People v. Flunder
163 N.E.3d 757
Ill. App. Ct.2021Background
- Plainclothes officers in an unmarked car approached Telly Flunder at a gas station in the afternoon and asked his business and for identification.
- During the ~15-second interaction Flunder fidgeted, reached toward his pocket, and bent down out of the officers’ view while his vehicle sat between him and the officers.
- Officer Bachlar walked around the vehicle, performed a protective patdown, felt and retrieved a .38 caliber handgun after Flunder said it was a "pea-shooter."
- At the suppression hearing the trial court initially granted Flunder’s motion to suppress the gun, but later granted the State’s motion to reconsider and denied suppression; at a bench trial the court convicted Flunder of unlawful use of a weapon by a felon and sentenced him to six years’ imprisonment.
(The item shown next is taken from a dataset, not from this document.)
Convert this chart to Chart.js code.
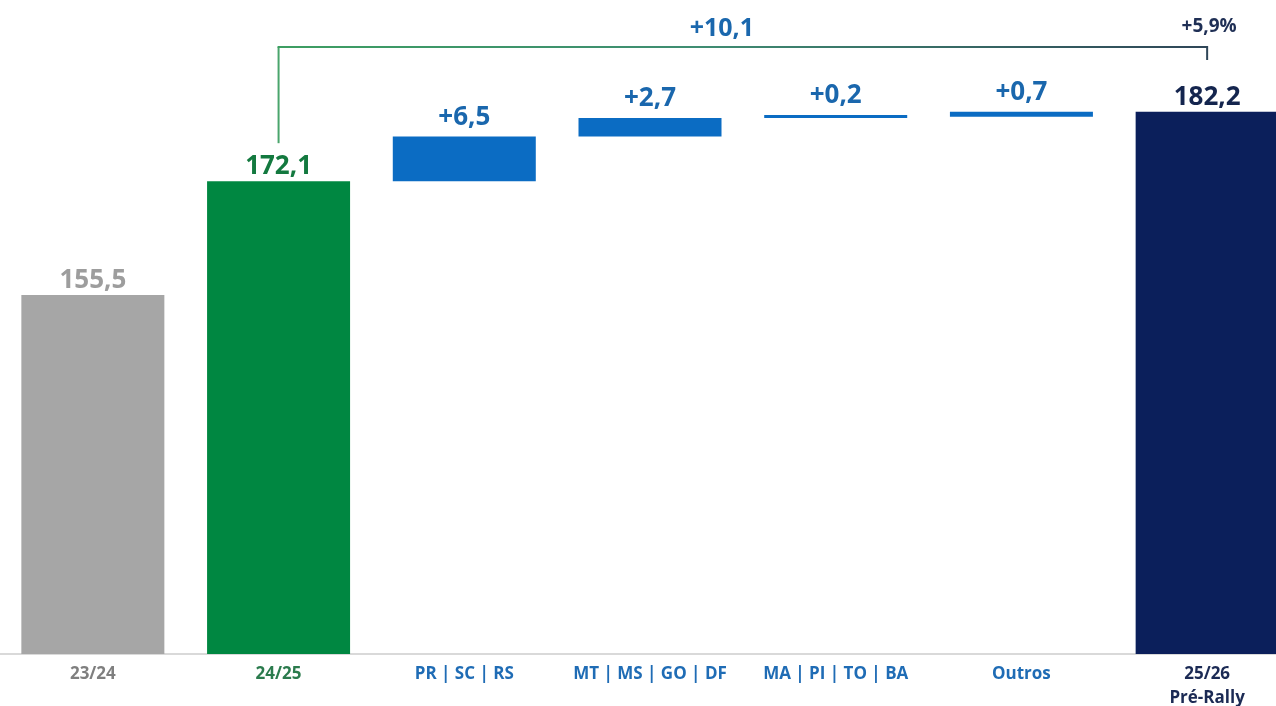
<!DOCTYPE html>
<html lang="pt-BR">
<head>
<meta charset="utf-8">
<title>Cascata 23/24 - 25/26</title>
<script src="https://cdn.jsdelivr.net/npm/chart.js@4.4.1/dist/chart.umd.min.js"></script>
<style>
    html, body { margin: 0; padding: 0; background: #ffffff; overflow: hidden; }
    #caixa { width: 1300px; height: 719px; position: relative; }
</style>
</head>
<body>
<div id="caixa"><canvas id="graficoCascata"></canvas></div>
<script>
const categorias = ['23/24', '24/25', 'PR | SC | RS', 'MT | MS | GO | DF', 'MA | PI | TO | BA', 'Outros', ['25/26', 'Pré-Rally']];
const totais = [155.5, 172.1, null, null, null, null, 182.2];
const variacoes = [null, null, 6.5, 2.7, 0.2, 0.7, null];

const coresBarras = ['#a6a6a6', '#008741', '#0b6cc3', '#0b6cc3', '#0b6cc3', '#0b6cc3', '#0b1f5b'];
const coresValores = ['#9d9d9d', '#13793f', '#1a67ad', '#1a67ad', '#1a67ad', '#1a67ad', '#14254e'];
const coresEixo = ['#7f7f7f', '#2b7b4d', '#1f6cb5', '#1f6cb5', '#1f6cb5', '#1f6cb5', '#1b2a54'];

const EIXO_MIN = 103.2;
const EIXO_MAX = 198.5;

function formata(v) {
    return v.toFixed(1).replace('.', ',');
}

// monta as faixas flutuantes da cascata a partir dos totais e variacoes
let acumulado = 0;
const faixas = categorias.map((_, i) => {
    if (totais[i] !== null) {
        acumulado = totais[i];
        return [EIXO_MIN, totais[i]];
    }
    const inicio = acumulado;
    acumulado += variacoes[i];
    return [inicio, acumulado];
});

const rotulosPlugin = {
    id: 'rotulos',
    afterDatasetsDraw(chart) {
        const ctx = chart.ctx;
        const meta = chart.getDatasetMeta(0);
        ctx.save();
        ctx.textAlign = 'center';
        ctx.textBaseline = 'alphabetic';
        meta.data.forEach((barra, i) => {
            const ehTotal = totais[i] !== null;
            const texto = ehTotal ? formata(totais[i]) : '+' + formata(variacoes[i]);
            ctx.fillStyle = coresValores[i];
            ctx.font = 'bold 26px "Open Sans"';
            ctx.fillText(texto, barra.x, barra.y - (ehTotal ? 7 : 12));
        });

        // colchete de variacao total
        const inicial = meta.data[1];
        const final = meta.data[6];
        const nivel = chart.chartArea.top + 47;
        const grad = ctx.createLinearGradient(inicial.x, 0, final.x, 0);
        grad.addColorStop(0, '#3d9e62');
        grad.addColorStop(0.45, '#3f8d72');
        grad.addColorStop(1, '#2f4658');
        ctx.lineWidth = 2;
        ctx.beginPath();
        ctx.strokeStyle = '#4aa56c';
        ctx.moveTo(inicial.x, inicial.y - 38);
        ctx.lineTo(inicial.x, nivel);
        ctx.stroke();
        ctx.beginPath();
        ctx.strokeStyle = grad;
        ctx.moveTo(inicial.x - 1, nivel);
        ctx.lineTo(final.x, nivel);
        ctx.lineTo(final.x, nivel + 13);
        ctx.stroke();

        const diferenca = totais[6] - totais[1];
        const pct = diferenca / totais[1] * 100;
        ctx.fillStyle = '#1a67ad';
        ctx.font = 'bold 25px "Open Sans"';
        ctx.fillText('+' + formata(diferenca), (inicial.x + final.x) / 2 - 21, nivel - 11);
        ctx.fillStyle = '#1f2f55';
        ctx.font = 'bold 19px "Open Sans"';
        ctx.fillText('+' + formata(pct) + '%', final.x + 2, nivel - 15);
        ctx.restore();
    }
};

const ctx = document.getElementById('graficoCascata').getContext('2d');
window.grafico = new Chart(ctx, {
    type: 'bar',
    data: {
        labels: categorias,
        datasets: [{
            data: faixas,
            backgroundColor: coresBarras,
            borderWidth: 0,
            barPercentage: 0.77,
            categoryPercentage: 1,
            minBarLength: 3
        }]
    },
    options: {
        responsive: true,
        maintainAspectRatio: false,
        animation: false,
        layout: { padding: { top: 0, left: 0, right: 0, bottom: 1 } },
        plugins: {
            legend: { display: false },
            tooltip: { enabled: false }
        },
        scales: {
            y: {
                display: false,
                min: EIXO_MIN,
                max: EIXO_MAX
            },
            x: {
                grid: { display: false, drawTicks: false },
                border: { display: true, color: '#d9d9d9', width: 2 },
                ticks: {
                    color: (c) => coresEixo[c.index],
                    font: { family: '"Open Sans"', size: 17, weight: 'bold', lineHeight: 1.41 },
                    padding: 8,
                    maxRotation: 0,
                    autoSkip: false
                }
            }
        }
    },
    plugins: [rotulosPlugin]
});
</script>
</body>
</html>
- On appeal the central question was whether a frisk during a consensual encounter (absent reasonable, articulable suspicion sufficient for a Terry stop) is permissible; the appellate court reversed, holding the frisk unlawful and remanding for further proceedings.
Issues
| Issue | Plaintiff's Argument | Defendant's Argument | Held |
|---|---|---|---|
| Whether an officer may conduct a protective frisk during a voluntary, consensual encounter absent reasonable, articulable suspicion to effect a Terry stop | The encounter was consensual; when defendant bent out of view and given recent shootings in the area, the officer reasonably feared for his safety and lawfully frisked | A frisk presupposes the right to make a stop; no reasonable suspicion supported a Terry stop here, so any frisk was unlawful | Reversed: frisk unlawful without a lawful stop; officer’s fear was not reasonable on these facts and the gun should have been suppressed |
Key Cases Cited
- Terry v. Ohio, 392 U.S. 1 (U.S. 1968) (establishes investigatory stop and protective frisk standards requiring reasonable, articulable suspicion)
- People v. F.J., 315 Ill. App. 3d 1053 (Ill. App. Ct. 2000) (a frisk presupposes the right to make a stop; officer may not frisk during a non-seizure field interrogation)
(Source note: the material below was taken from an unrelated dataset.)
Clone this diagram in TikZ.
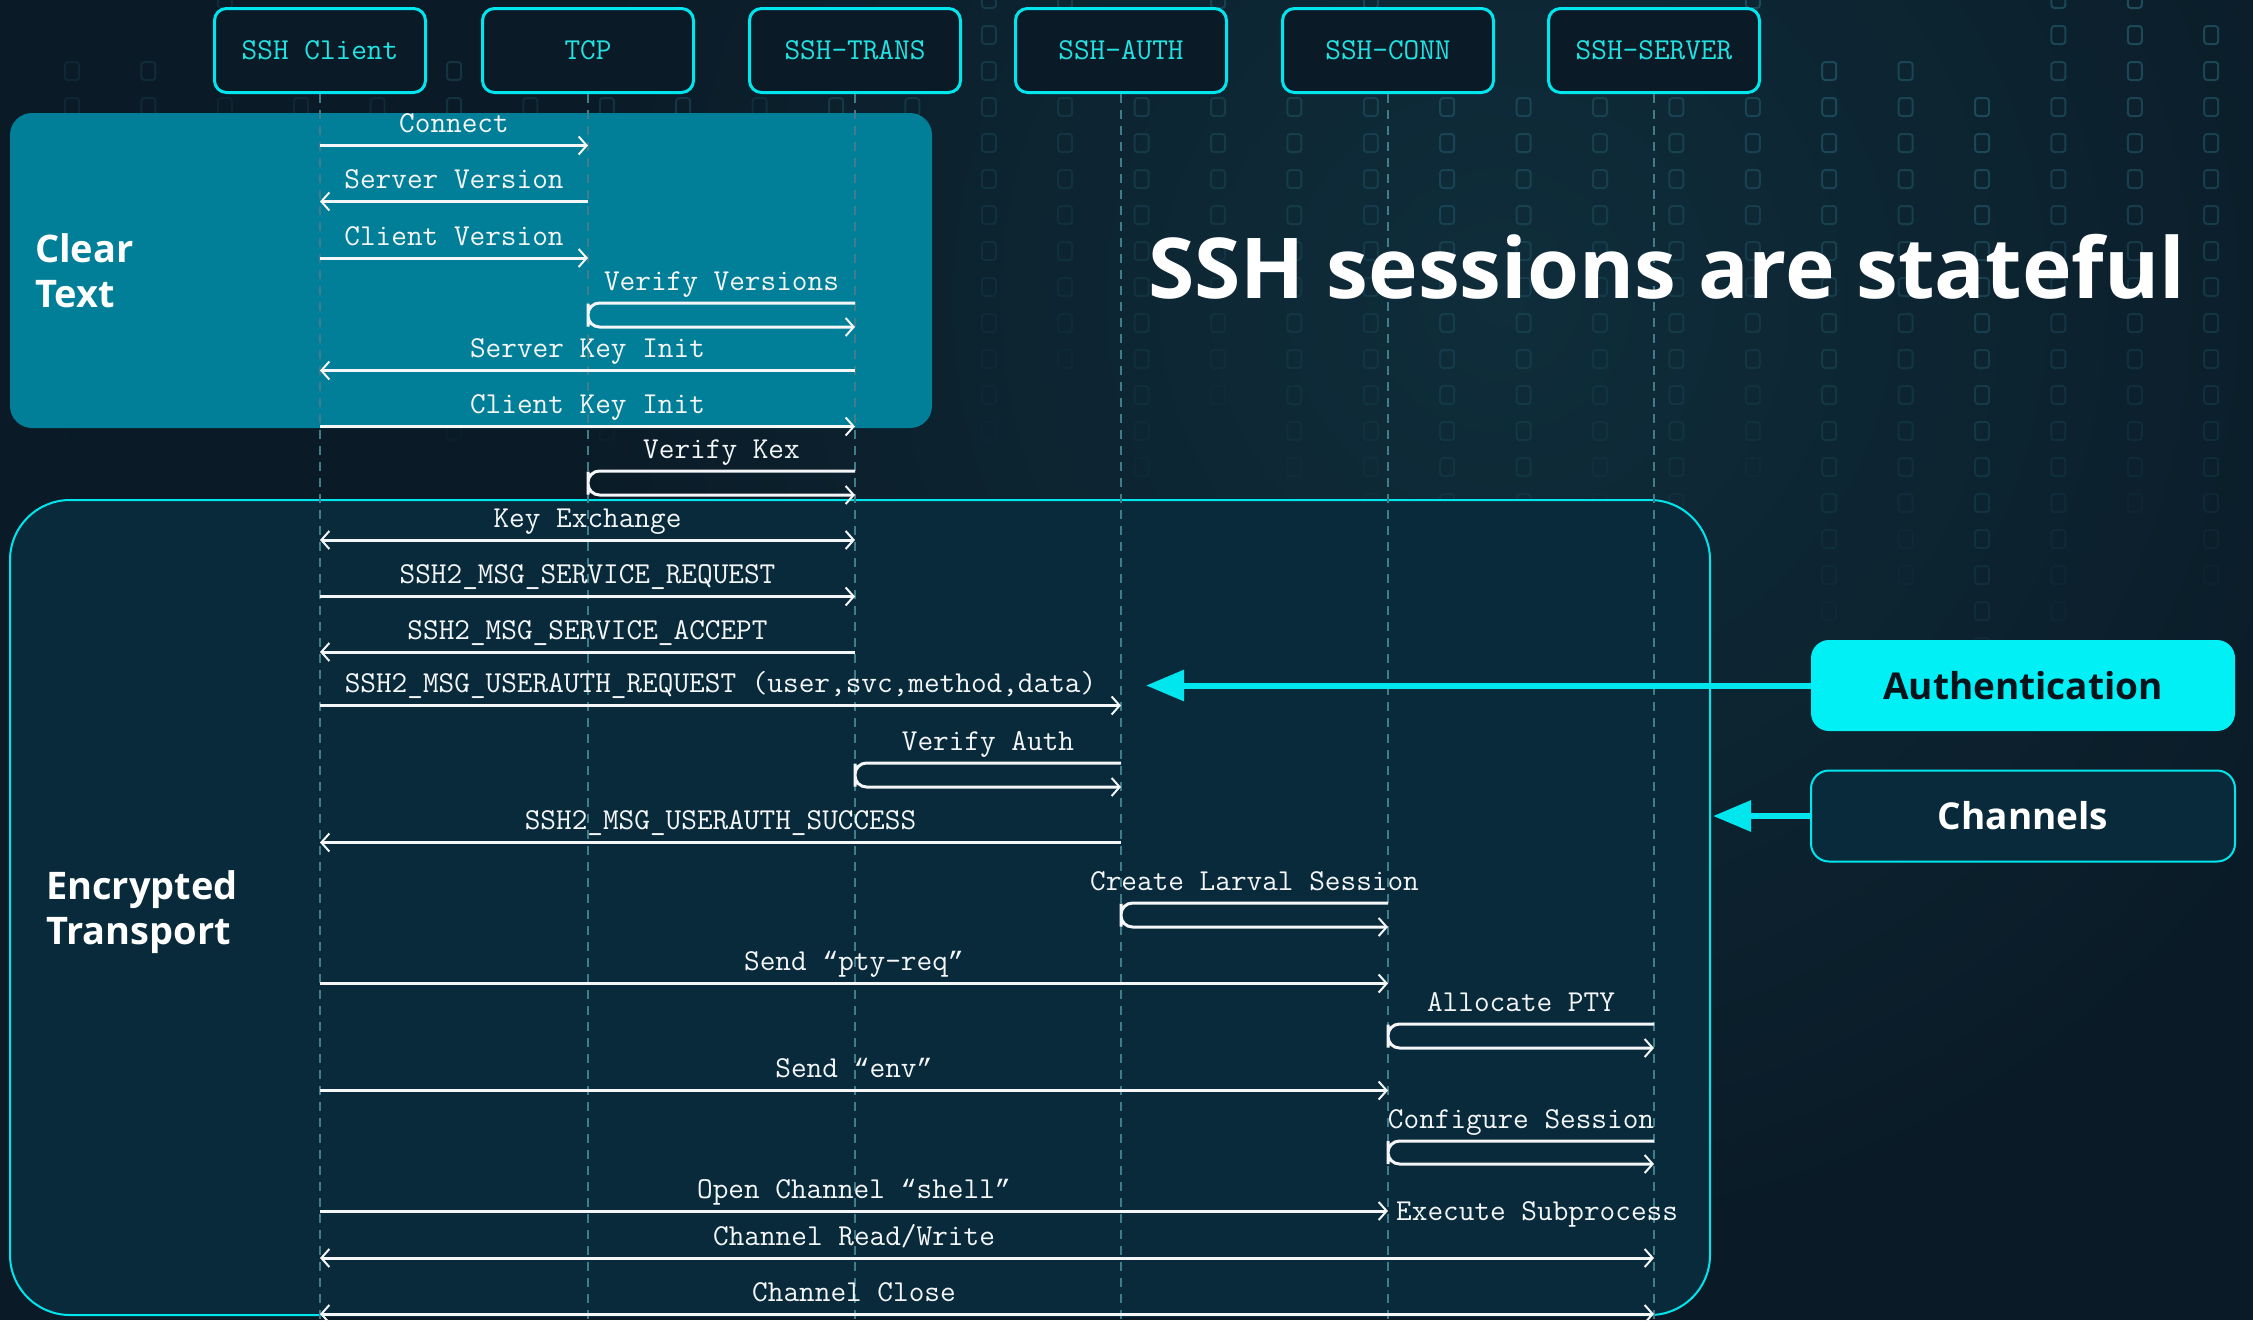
\documentclass[tikz,border=0pt]{standalone}
\usepackage{fontspec}
\setmainfont{Open Sans}
\newfontfamily\qtfont{Liberation Mono}
\usetikzlibrary{arrows.meta,calc}
\definecolor{bgdark}{HTML}{0A1A26}
\definecolor{bgglow}{HTML}{0F2D3B}
\definecolor{clearfill}{HTML}{017F98}
\definecolor{encfill}{HTML}{082A3B}
\definecolor{cyanline}{HTML}{00E6EE}
\definecolor{cyantext}{HTML}{22E2E2}
\definecolor{authfill}{HTML}{00F0F6}
\definecolor{lifecol}{HTML}{3F7D8A}
\definecolor{msgwhite}{HTML}{F4F6F7}
\definecolor{darktext}{HTML}{07141C}
\definecolor{raincol}{HTML}{2E7486}
\newcommand\monosize{\ttfamily\fontsize{30.4}{34}\selectfont}
\newcommand\oqt{{\qtfont\fontsize{26.6}{30}\selectfont “}}
\newcommand\cqt{{\qtfont\fontsize{26.6}{30}\selectfont ”}}
\tikzset{
  partbox/.style={draw=cyanline, line width=3pt, rounded corners=12pt,
    minimum width=211pt, minimum height=84pt, fill=bgdark, text=cyantext,
    font=\monosize, inner sep=0pt},
  lifeline/.style={lifecol, line width=1.5pt, dash pattern=on 9pt off 7pt},
  msg/.style={msgwhite, line width=3pt, ->},
  msgboth/.style={msgwhite, line width=3pt, <->},
  loopmsg/.style={msgwhite, line width=3pt, ->, rounded corners=11.5pt},
  lbl/.style={text=msgwhite, font=\monosize, anchor=base, inner sep=0pt, yshift=13pt},
  zonelbl/.style={text=white, font=\bfseries\fontsize{38}{45}\selectfont,
    align=left, anchor=north west, inner sep=0pt},
  sidebox/.style={minimum width=424pt, minimum height=91pt, rounded corners=18pt,
    font=\bfseries\fontsize{37}{45}\selectfont, inner sep=0pt},
  bigarrow/.style={cyanline, line width=6pt, -{Triangle[length=38pt,width=30pt]}},
  rainsq/.style={raincol, line width=2pt, rounded corners=3pt}
}
\begin{document}
\begin{tikzpicture}[x=1pt,y=-1pt,
  >={Straight Barb[length=8pt,width=18pt,line width=2pt]}]
\useasboundingbox (0,0) rectangle (2253,1320);
\fill[bgdark] (0,0) rectangle (2253,1320);
\shade[inner color=bgglow, outer color=bgdark] (1500,300) circle (1000pt);

% faint background "digital rain"
\pgfmathsetseed{11}
\foreach \c in {0,...,28}{
  \pgfmathsetmacro\cx{72+76.4*\c}
  \pgfmathsetmacro\ystart{-10+int(rnd*4)*36}
  \pgfmathtruncatemacro\nrow{5+int(rnd*6)+int(\c/3)}
  \pgfmathsetmacro\base{0.12+0.12*rnd+0.012*\c}
  \foreach \r in {0,...,\nrow}{
    \pgfmathsetmacro\op{\base*(1-\r/(\nrow+2))}
    \draw[rainsq, opacity=\op] (\cx-7,\ystart+36*\r) rectangle ++(14,18);
  }
}

% zones
\fill[clearfill, rounded corners=22pt] (10,113) rectangle (932,428);
\draw[cyanline, line width=2pt, fill=encfill, rounded corners=60pt] (10,500) rectangle (1710,1315);

% participants
\node[partbox] (client) at (320,50.5) {SSH Client};
\node[partbox] (tcp)    at (588,50.5) {TCP};
\node[partbox] (trans)  at (855,50.5) {SSH-TRANS};
\node[partbox] (auth)   at (1121,50.5) {SSH-AUTH};
\node[partbox] (conn)   at (1388,50.5) {SSH-CONN};
\node[partbox] (server) at (1654,50.5) {SSH-SERVER};

\foreach \p in {client,tcp,trans,auth,conn,server}{
  \coordinate (\p end) at (\p |- 0,1320);
  \draw[lifeline] (\p.south) -- (\p end);
}

% zone labels
\node[zonelbl] (cleartext) at (35,233) {Clear\\Text};
\node[zonelbl] (enctext) at (46,870) {Encrypted\\Transport};

% messages
\draw[msg] (client |- 0,145.5) -- node[lbl]{Connect} (tcp |- 0,145.5);
\draw[msg] (tcp |- 0,201.5) -- node[lbl]{Server Version} (client |- 0,201.5);
\draw[msg] (client |- 0,258) -- node[lbl]{Client Version} (tcp |- 0,258);
\path (tcp |- 0,303) -- node[lbl]{Verify Versions} (trans |- 0,303);
\draw[loopmsg] (trans |- 0,303) -| (tcp |- 0,315) |- (trans |- 0,327);
\draw[msg] (trans |- 0,370.5) -- node[lbl]{Server Key Init} (client |- 0,370.5);
\draw[msg] (client |- 0,426.5) -- node[lbl]{Client Key Init} (trans |- 0,426.5);
\path (tcp |- 0,471) -- node[lbl]{Verify Kex} (trans |- 0,471);
\draw[loopmsg] (trans |- 0,471) -| (tcp |- 0,483) |- (trans |- 0,495);
\draw[msgboth] (client |- 0,540) -- node[lbl]{Key Exchange} (trans |- 0,540);
\draw[msg] (client |- 0,596.5) -- node[lbl]{SSH2\_MSG\_SERVICE\_REQUEST} (trans |- 0,596.5);
\draw[msg] (trans |- 0,652) -- node[lbl]{SSH2\_MSG\_SERVICE\_ACCEPT} (client |- 0,652);
\draw[msg] (client |- 0,705.5) -- node[lbl]{SSH2\_MSG\_USERAUTH\_REQUEST (user,svc,method,data)} (auth |- 0,705.5);
\path (trans |- 0,763) -- node[lbl]{Verify Auth} (auth |- 0,763);
\draw[loopmsg] (auth |- 0,763) -| (trans |- 0,775) |- (auth |- 0,787);
\draw[msg] (auth |- 0,842.5) -- node[lbl]{SSH2\_MSG\_USERAUTH\_SUCCESS} (client |- 0,842.5);
\path (auth |- 0,903) -- node[lbl]{Create Larval Session} (conn |- 0,903);
\draw[loopmsg] (conn |- 0,903) -| (auth |- 0,915) |- (conn |- 0,927);
\draw[msg] (client |- 0,983.5) -- node[lbl]{Send \oqt pty-req\cqt} (conn |- 0,983.5);
\path (conn |- 0,1024) -- node[lbl]{Allocate PTY} (server |- 0,1024);
\draw[loopmsg] (server |- 0,1024) -| (conn |- 0,1036) |- (server |- 0,1048);
\draw[msg] (client |- 0,1090.5) -- node[lbl]{Send \oqt env\cqt} (conn |- 0,1090.5);
\path (conn |- 0,1141) -- node[lbl]{Configure Session} (server |- 0,1141);
\draw[loopmsg] (server |- 0,1141) -| (conn |- 0,1152.5) |- (server |- 0,1164);
\draw[msg] (client |- 0,1211) -- node[lbl]{Open Channel \oqt shell\cqt} (conn |- 0,1211);
\node[text=msgwhite, font=\monosize, anchor=base west, inner sep=0pt, xshift=8pt] (exec) at (conn |- 0,1220.5) {Execute Subprocess};
\draw[msgboth] (client |- 0,1258) -- (server |- 0,1258);
\path (client |- 0,1258) -- node[lbl]{Channel Read/Write} (conn |- 0,1258);
\draw[msgboth] (client |- 0,1314) -- (server |- 0,1314);
\path (client |- 0,1314) -- node[lbl]{Channel Close} (conn |- 0,1314);

% title
\node[anchor=base west, inner sep=0pt, text=white, font=\bfseries\fontsize{84}{96}\selectfont] (title) at (1148,298) {SSH sessions are stateful};

% side boxes
\node[sidebox, fill=authfill, text=darktext] (authbox) at (2023,685.5) {Authentication};
\node[sidebox, fill=encfill, draw=cyanline, line width=2pt, text=white] (chanbox) at (2023,816) {Channels};
\coordinate (authtip) at (1146,685.5);
\coordinate (chantip) at (1713,816);
\draw[bigarrow] (authbox.west) -- (authtip);
\draw[bigarrow] (chanbox.west) -- (chantip);
\end{tikzpicture}
\end{document}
- People v. Sorenson, 196 Ill. 2d 425 (Ill. 2001) (officer may frisk only if he reasonably believes the person is presently armed and dangerous)
- Illinois v. Wardlow, 528 U.S. 119 (U.S. 2000) (headlong flight is indicium of evasive, suspicious behavior)
- People v. Wells, 403 Ill. App. 3d 849 (Ill. App. Ct. 2010) (consensual encounter converts to a stop when officer initiates a patdown, requiring reasonable suspicion)
- People v. Olivera, 164 Ill. 2d 382 (Ill. 1995) (all evidence from original trial may be considered when assessing double jeopardy and sufficiency for retrial)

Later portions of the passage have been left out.